Persimmon share price: new strategy could hit underlying numbers
With output falling amid a focus on greater quality, will Persimmon earnings drive the stock lower?
When are Persimmon results due?
Persimmon will unveil their half-year results Tuesday 20 August.
Persimmon results preview: what have been the main topics?
The housebuilder, Persimmon, has been in the headlines of late, with new chief executive officer (CEO) Dave Jenkinson kicking off a consultation with 100,000 customers as they seek to improve their reputation. That reputation has been tarnished by reports of inadequate quality construction. However, those negative headlines failed to dent the underlying numbers last time around, with the government-run help-to-buy scheme pushing pre-tax profits to £1.09 billion. That made them the first UK housebuilder to top £1 billion. We also saw the company post full-year revenues of £3.7 billion.
We have since seen an update in May, with the company reporting fewer orders this year, thanks to a shift towards quality and customer service over quantity. This shift towards higher quality is also expected to bring up costs, with the May update pointing towards a 4% rise thus far.
What to look out for
Keep a close eye out for that shift in costs and orders as a result of this new strategy. Revenues are expected to come in at £1.752 billion, following the figure of £1.836 billion in the first half (H1) of 2018. Also, look out for the earnings per share (EPS) figure, which is expected to come in at 1.310, down from 1.510 over the prior six months.
Persimmon shares: what do the analysts say?
There are currently 15 analysts covering the stock, with ten ‘Buy’, four ‘Hold’ and one ‘Sell’. The current target price of £24.97 is 34% above the current £18.56 price.

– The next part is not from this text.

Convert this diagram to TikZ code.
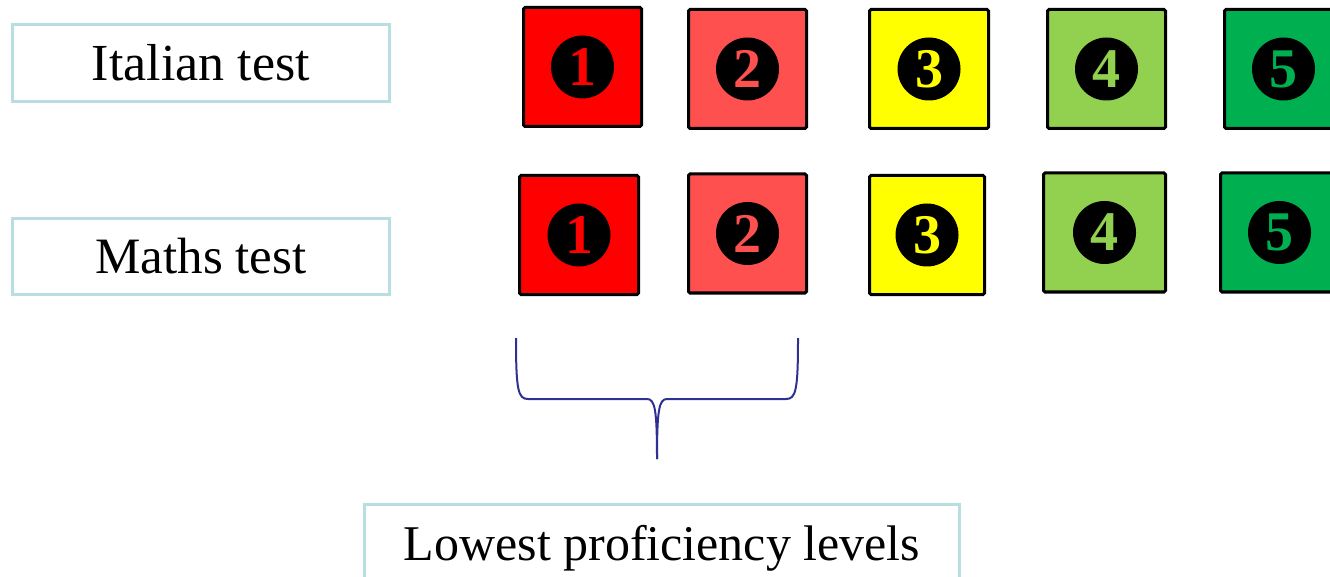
\documentclass[tikz,border=0pt]{standalone}
\usepackage{fontspec}
\setmainfont{Liberation Serif}
\definecolor{lvA}{HTML}{FF0000}
\definecolor{lvB}{HTML}{FF5050}
\definecolor{lvC}{HTML}{FFFF00}
\definecolor{lvD}{HTML}{92D050}
\definecolor{lvE}{HTML}{00B050}
\definecolor{lblcol}{HTML}{B7DFE2}
\definecolor{bracecol}{HTML}{2E3192}
\begin{document}
\begin{tikzpicture}[x=1pt,y=-1pt,
  lbl/.style={draw=lblcol, line width=3pt, minimum width=377pt, minimum height=77pt,
    inner sep=0pt, font=\fontsize{50}{60}\selectfont, text height=35pt, text depth=0pt},
  lvl/.style={draw=black, line width=3pt, rounded corners=1.5pt, minimum width=118pt,
    minimum height=119pt, inner sep=0pt},
  num/.style={circle, fill=black, minimum size=63pt, inner sep=0pt,
    font=\fontsize{56}{60}\selectfont\bfseries},
  bracestyle/.style={draw=bracecol, line width=2pt}]
\useasboundingbox (0,0) rectangle (1330,577);
\clip (0,0) rectangle (1330,577);
% labels
\node[lbl, font=\fontsize{52}{60}\selectfont, text height=36pt] (ital) at (201,63) {Italian test};
\node[lbl, minimum height=76pt, font=\fontsize{51}{60}\selectfont] (math) at (201,256.5) {Maths test};
\node[lbl, minimum width=595pt] (low) at (662,543) {Lowest proficiency levels};
% row 1
\node[lvl, fill=lvA] (a1) at (582.5,67) {};
\node[lvl, fill=lvB] (a2) at (747.5,69) {};
\node[lvl, fill=lvC, minimum width=119pt] (a3) at (929,69) {};
\node[lvl, fill=lvD] (a4) at (1106.5,69) {};
\node[lvl, fill=lvE] (a5) at (1283.5,69) {};
% row 2
\node[lvl, fill=lvA, minimum width=119pt] (b1) at (579,235) {};
\node[lvl, fill=lvB] (b2) at (747.5,233.5) {};
\node[lvl, fill=lvC, minimum width=115pt] (b3) at (927,235) {};
\node[lvl, fill=lvD, minimum width=122pt] (b4) at (1104.5,232.5) {};
\node[lvl, fill=lvE] (b5) at (1279.5,232.5) {};
% numbers
\node[num, text=lvA] (na1) at (a1.center) {1};
\node[num, text=lvB] (na2) at (a2.center) {2};
\node[num, text=lvC] (na3) at (a3.center) {3};
\node[num, text=lvD] (na4) at (a4.center) {4};
\node[num, text=lvE] (na5) at (a5.center) {5};
\node[num, text=lvA] (nb1) at (b1.center) {1};
\node[num, text=lvB] (nb2) at (b2.center) {2};
\node[num, text=lvC] (nb3) at (b3.center) {3};
\node[num, text=lvD] (nb4) at (b4.center) {4};
\node[num, text=lvE] (nb5) at (b5.center) {5};
% brace
\coordinate (bl) at (516,338);
\coordinate (br) at (798,338);
\coordinate (bt) at (657,459);
\draw[bracestyle] (bl) .. controls (516,390) and (518,399) .. (528,399) -- (647,399)
  .. controls (655,399) and (657,410) .. (bt);
\draw[bracestyle] (br) .. controls (798,390) and (796,399) .. (786,399) -- (667,399)
  .. controls (659,399) and (657,410) .. (bt);
\end{tikzpicture}
\end{document}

Persimmon share price: technical analysis
Persimmon shares have broken through a critical trendline support this week, with the daily chart highlighting that decline. With the price also breaking below the £18.60 July low, we are seeing a breakdown from the recent trend of higher lows. This brings about heightened expectations of further downside.
However, the weekly chart highlights a longer term trendline, dating back to 2016. With that line accompanied by the £18.20 June low and 200-week simple moving average (SMA), we can see that there is another substantial support zone below.
Should we see the price decline below this forthcoming support zone, it could pave the way for substantial losses to come. However, with market estimates pointing towards a substantially higher future price level, such near-term weakness could be a blessing for those who believe in the firm long term.